No Child Left Behind went into effect for the 2002–03 academic year, which means that America’s public schools have been operating under the pressures and constrictions imposed by that law for a decade. Since the testing requirements were imposed beginning in third grade, the students arriving in your institution have been subject to the full extent of the law’s requirements. While it is true that the U.S. Department of Education is now issuing waivers on some of the provisions of the law to certain states, those states must agree to other provisions that will have as deleterious an effect on real student learning as did No Child Left Behind—we have already seen that in public schools, most notably in high schools (Strauss).

The “Uselessness” of the Humanities

What has incensed many educators is not so much the emphasis on work force development but the disdain for the humanities, particularly among Republicans. Several Republicans have portrayed a liberal arts education as an expendable, sometimes frivolous luxury that taxpayers should not be expected to pay for. The Republican presidential candidate Senator Marco Rubio, for example, has called for more welders and fewer philosophers. Gov. Rick Scott of Florida criticized anthropologists, and Mr. McCrory belittled gender studies (Cohen).

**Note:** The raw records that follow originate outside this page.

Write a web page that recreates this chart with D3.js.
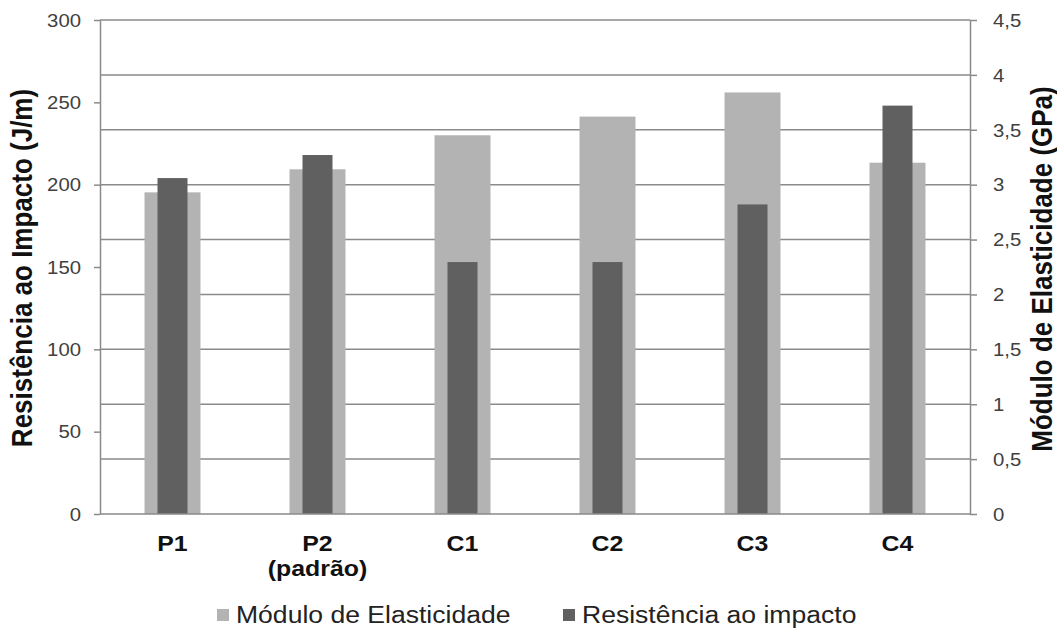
<!DOCTYPE html>
<html>
<head>
<meta charset="utf-8">
<script src="https://cdn.jsdelivr.net/npm/d3@7"></script>
<style>
  body { margin: 0; background: #fff; }
  text { font-family: "Liberation Sans", Arial, sans-serif; }
</style>
</head>
<body>
<div id="container"></div>
<script>
let w = 1057;
let h = 630;

// data
let categories = ["P1", "P2 (padrão)", "C1", "C2", "C3", "C4"];
let modulo = [2.93, 3.14, 3.45, 3.62, 3.84, 3.2];      // GPa, right axis
let impacto = [204, 218, 153, 153, 188, 248];          // J/m, left axis
let leftTicks = [0, 50, 100, 150, 200, 250, 300];
let rightTicks = [0, 0.5, 1, 1.5, 2, 2.5, 3, 3.5, 4, 4.5];
let legendNames = ["Módulo de Elasticidade", "Resistência ao impacto"];

let plotLeft = 100, plotRight = 970, plotTop = 20, plotBottom = 514;
let sx = 1.13; // the picture is a bit wider than tall
let lightColor = "#b3b3b3";
let darkColor = "#606060";
let lineColor = "#8a8a8a";

let viz = d3.select("#container").append("svg")
  .attr("width", w)
  .attr("height", h)
  .style("background-color", "white");

let x = d3.scaleBand().domain(categories).range([plotLeft, plotRight])
  .paddingInner(0.614).paddingOuter(0.307);
let yLeft = d3.scaleLinear().domain([0, 300]).range([plotBottom, plotTop]);
let yRight = d3.scaleLinear().domain([0, 4.5]).range([plotBottom, plotTop]);

// gridlines follow the right axis
viz.selectAll(".grid").data(rightTicks.filter(d => d > 0)).enter()
  .append("line")
  .attr("class", "grid")
  .attr("x1", plotLeft).attr("x2", plotRight)
  .attr("y1", d => yRight(d)).attr("y2", d => yRight(d))
  .attr("stroke", lineColor)
  .attr("stroke-width", 1.5);

// light bars (modulo)
viz.selectAll(".mod").data(modulo).enter()
  .append("rect")
  .attr("class", "mod")
  .attr("x", (d, i) => x(categories[i]))
  .attr("width", x.bandwidth())
  .attr("y", d => yRight(d))
  .attr("height", d => yRight(0) - yRight(d))
  .attr("fill", lightColor);

// dark bars (impacto)
let darkW = 30;
viz.selectAll(".imp").data(impacto).enter()
  .append("rect")
  .attr("class", "imp")
  .attr("x", (d, i) => x(categories[i]) + x.bandwidth() / 2 - darkW / 2)
  .attr("width", darkW)
  .attr("y", d => yLeft(d))
  .attr("height", d => yLeft(0) - yLeft(d))
  .attr("fill", darkColor);

// bottom line
viz.append("line")
  .attr("x1", plotLeft).attr("x2", plotRight)
  .attr("y1", plotBottom).attr("y2", plotBottom)
  .attr("stroke", lineColor).attr("stroke-width", 1.5);

// left axis
let axL = viz.append("g")
  .attr("transform", "translate(" + plotLeft + ",0)")
  .call(d3.axisLeft(yLeft).tickValues(leftTicks).tickSize(6).tickSizeOuter(0));
axL.select(".domain").attr("stroke", lineColor).attr("stroke-width", 1.5);
axL.selectAll(".tick line").attr("stroke", lineColor).attr("stroke-width", 1.5);
axL.selectAll(".tick text")
  .attr("x", 0).attr("dy", "0.35em")
  .attr("transform", "translate(-19,0) scale(" + sx + ",1)")
  .attr("text-anchor", "end")
  .style("font-size", "18px")
  .attr("fill", "#404040");

// right axis
let axR = viz.append("g")
  .attr("transform", "translate(" + plotRight + ",0)")
  .call(d3.axisRight(yRight).tickValues(rightTicks).tickSize(7).tickSizeOuter(0)
    .tickFormat(d => String(d).replace(".", ",")));
axR.select(".domain").attr("stroke", lineColor).attr("stroke-width", 1.5);
axR.selectAll(".tick line").attr("stroke", lineColor).attr("stroke-width", 1.5);
axR.selectAll(".tick text")
  .attr("x", 0).attr("dy", "0.35em")
  .attr("transform", "translate(23,0) scale(" + sx + ",1)")
  .attr("text-anchor", "start")
  .style("font-size", "18px")
  .attr("fill", "#404040");

// category labels
let catText = viz.selectAll(".cat").data(categories).enter()
  .append("text")
  .attr("class", "cat")
  .attr("transform", d => "translate(" + (x(d) + x.bandwidth() / 2) + ",551) scale(" + sx + ",1)")
  .attr("text-anchor", "middle")
  .style("font-size", "22px")
  .style("font-weight", "bold")
  .attr("fill", "#111");
catText.selectAll("tspan").data(d => d.split(" ")).enter()
  .append("tspan")
  .attr("x", 0)
  .attr("dy", (d, i) => i == 0 ? 0 : 25)
  .text(d => d);

// axis titles
viz.append("text")
  .attr("transform", "translate(32,268) rotate(-90) scale(1," + sx + ")")
  .attr("text-anchor", "middle")
  .style("font-size", "26px")
  .style("font-weight", "bold")
  .attr("fill", "#111")
  .text("Resistência ao Impacto (J/m)");

viz.append("text")
  .attr("transform", "translate(1052,269) rotate(-90) scale(1," + sx + ")")
  .attr("text-anchor", "middle")
  .style("font-size", "26px")
  .style("font-weight", "bold")
  .attr("fill", "#111")
  .text("Módulo de Elasticidade (GPa)");

// legend
let legendX = [217, 563];
let legendColors = [lightColor, darkColor];
let lg = viz.selectAll(".legend").data(legendNames).enter()
  .append("g")
  .attr("class", "legend")
  .attr("transform", (d, i) => "translate(" + legendX[i] + ",0)");
lg.append("rect")
  .attr("x", 0).attr("y", 609)
  .attr("width", 12).attr("height", 12)
  .attr("fill", (d, i) => legendColors[i]);
lg.append("text")
  .attr("transform", "translate(19,623) scale(" + sx + ",1)")
  .style("font-size", "23.5px")
  .attr("fill", "#222")
  .text(d => d);
</script>
</body>
</html>
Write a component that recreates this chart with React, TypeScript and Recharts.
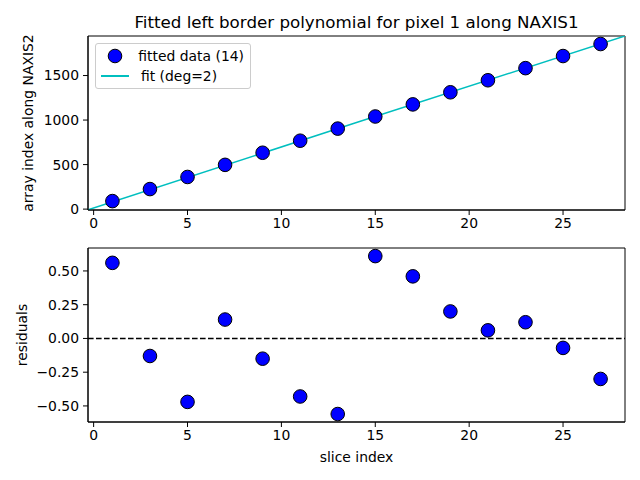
import {
  ComposedChart,
  Scatter,
  Line,
  XAxis,
  YAxis,
  ReferenceLine,
  ReferenceArea,
  Legend,
} from 'recharts';

const slices = [1, 3, 5, 7, 9, 11, 13, 15, 17, 19, 21, 23, 25, 27];
const borderPositions = [90, 225, 361, 497, 633, 768, 904, 1040, 1176, 1312, 1447, 1583, 1719, 1854];
const residuals = [0.56, -0.13, -0.47, 0.14, -0.15, -0.43, -0.56, 0.61, 0.46, 0.2, 0.06, 0.12, -0.07, -0.3];
const fitSlices = [-0.3, 14, 28.3];
const fitPositions = [-8, 972, 1944];

const xTicks = [0, 5, 10, 15, 20, 25];
const topTicks = [0, 500, 1000, 1500];
const residualTicks = [-0.5, -0.25, 0, 0.25, 0.5];

const FONT = '"DejaVu Sans", sans-serif';
const X_DOMAIN: [number, number] = [-0.3, 28.3];
const pointData = slices.map((x, i) => ({ x, y: borderPositions[i] }));
const fitData = fitSlices.map((x, i) => ({ x, y: fitPositions[i] }));
const residualData = slices.map((x, i) => ({ x, y: residuals[i] }));

const tickStyle = { fill: '#000', fontSize: 13.9, fontFamily: FONT };

const Dot = (props: any) => (
  <circle cx={props.cx} cy={props.cy} r={6.8} fill="#0000ff" stroke="#000" strokeWidth={1} />
);

const yLabel = (text: string, cx: number) => (props: any) => {
  const vb = props.viewBox || {};
  const cy = vb.y + vb.height / 2;
  return (
    <text
      x={cx}
      y={cy}
      transform={`rotate(-90 ${cx} ${cy})`}
      textAnchor="middle"
      dominantBaseline="central"
      fontSize={13.9}
      fontFamily={FONT}
      fill="#000"
    >
      {text}
    </text>
  );
};

const xLabel = (props: any) => {
  const vb = props.viewBox || {};
  return (
    <text
      x={vb.x + vb.width / 2}
      y={vb.y + 35}
      textAnchor="middle"
      dominantBaseline="central"
      fontSize={13.9}
      fontFamily={FONT}
      fill="#000"
    >
      slice index
    </text>
  );
};

const LegendBox = () => (
  <div
    style={{
      border: '1px solid #ccc',
      borderRadius: 3,
      background: 'rgba(255,255,255,0.8)',
      padding: '2px 6px 2px 4px',
      fontFamily: FONT,
      fontSize: 13.9,
      lineHeight: '20px',
      width: 156,
      boxSizing: 'border-box',
      whiteSpace: 'nowrap',
    }}
  >
    <div style={{ display: 'flex', alignItems: 'center' }}>
      <svg width={30} height={20}>
        <circle cx={15} cy={10} r={6.8} fill="#0000ff" stroke="#000" strokeWidth={1} />
      </svg>
      <span style={{ marginLeft: 11 }}>fitted data (14)</span>
    </div>
    <div style={{ display: 'flex', alignItems: 'center' }}>
      <svg width={30} height={20}>
        <line x1={1} y1={10} x2={29} y2={10} stroke="#00bfbf" strokeWidth={2} />
      </svg>
      <span style={{ marginLeft: 11 }}>fit (deg=2)</span>
    </div>
  </div>
);

// closed axes box, like matplotlib's four spines
const frame = (yDomain: [number, number]) => (
  <ReferenceArea
    x1={X_DOMAIN[0]}
    x2={X_DOMAIN[1]}
    y1={yDomain[0]}
    y2={yDomain[1]}
    fill="none"
    fillOpacity={0}
    stroke="#000"
    strokeWidth={1}
    ifOverflow="visible"
  />
);

export default function App() {
  const topDomain: [number, number] = [-10, 1944];
  const resDomain: [number, number] = [-0.619, 0.67];
  return (
    <div style={{ position: 'relative', width: 640, height: 480, background: '#fff', margin: -8 }}>
      <div
        style={{
          position: 'absolute',
          top: 12,
          left: 88,
          width: 537,
          textAlign: 'center',
          fontFamily: FONT,
          fontSize: 16.7,
          lineHeight: '20px',
        }}
      >
        Fitted left border polynomial for pixel 1 along NAXIS1
      </div>

      <div style={{ position: 'absolute', top: 0, left: 0 }}>
        <ComposedChart width={640} height={240} margin={{ top: 36, right: 15, bottom: 0, left: 0 }}>
          <XAxis
            dataKey="x"
            type="number"
            domain={X_DOMAIN}
            ticks={xTicks}
            allowDataOverflow
            height={30}
            tickSize={5}
            tickMargin={3}
            tick={tickStyle}
            stroke="#000"
          />
          <YAxis
            dataKey="y"
            type="number"
            domain={topDomain}
            ticks={topTicks}
            allowDataOverflow
            width={88}
            tickSize={5}
            tickMargin={4}
            tick={tickStyle}
            stroke="#000"
            label={{ content: yLabel('array index along NAXIS2', 28) }}
          />
          {frame(topDomain)}
          <Line
            data={fitData}
            dataKey="y"
            stroke="#00bfbf"
            strokeWidth={1.5}
            dot={false}
            type="linear"
            isAnimationActive={false}
          />
          <Scatter data={pointData} shape={<Dot />} isAnimationActive={false} />
          <Legend
            layout="vertical"
            align="center"
            verticalAlign="middle"
            wrapperStyle={{ top: 43, left: 95, width: 'auto' }}
            content={<LegendBox />}
          />
        </ComposedChart>
      </div>

      <div style={{ position: 'absolute', top: 240, left: 0 }}>
        <ComposedChart width={640} height={240} margin={{ top: 8, right: 15, bottom: 0, left: 0 }}>
          <XAxis
            dataKey="x"
            type="number"
            domain={X_DOMAIN}
            ticks={xTicks}
            allowDataOverflow
            height={58}
            tickSize={5}
            tickMargin={3}
            tick={tickStyle}
            stroke="#000"
            label={{ content: xLabel }}
          />
          <YAxis
            dataKey="y"
            type="number"
            domain={resDomain}
            ticks={residualTicks}
            allowDataOverflow
            width={88}
            tickSize={5}
            tickMargin={4}
            tick={tickStyle}
            stroke="#000"
            tickFormatter={(v: number) => (v < 0 ? '\u2212' : '') + Math.abs(v).toFixed(2)}
            label={{ content: yLabel('residuals', 22) }}
          />
          {frame(resDomain)}
          <ReferenceLine y={0} stroke="#000" strokeWidth={1.5} strokeDasharray="5.6 2.4" />
          <Scatter data={residualData} shape={<Dot />} isAnimationActive={false} />
        </ComposedChart>
      </div>
    </div>
  );
}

Since Plato at least, the arts have been under attack on the grounds that they have no useful role in society. They are under attack at present. We have convinced ourselves that the role of the middle ranks of our population is to be useful to the economy — more precisely, to the future economy, of which we know nothing for certain but can imagine to be as unlike the present situation as the present is unlike the order that prevailed a few decades ago (Robinson).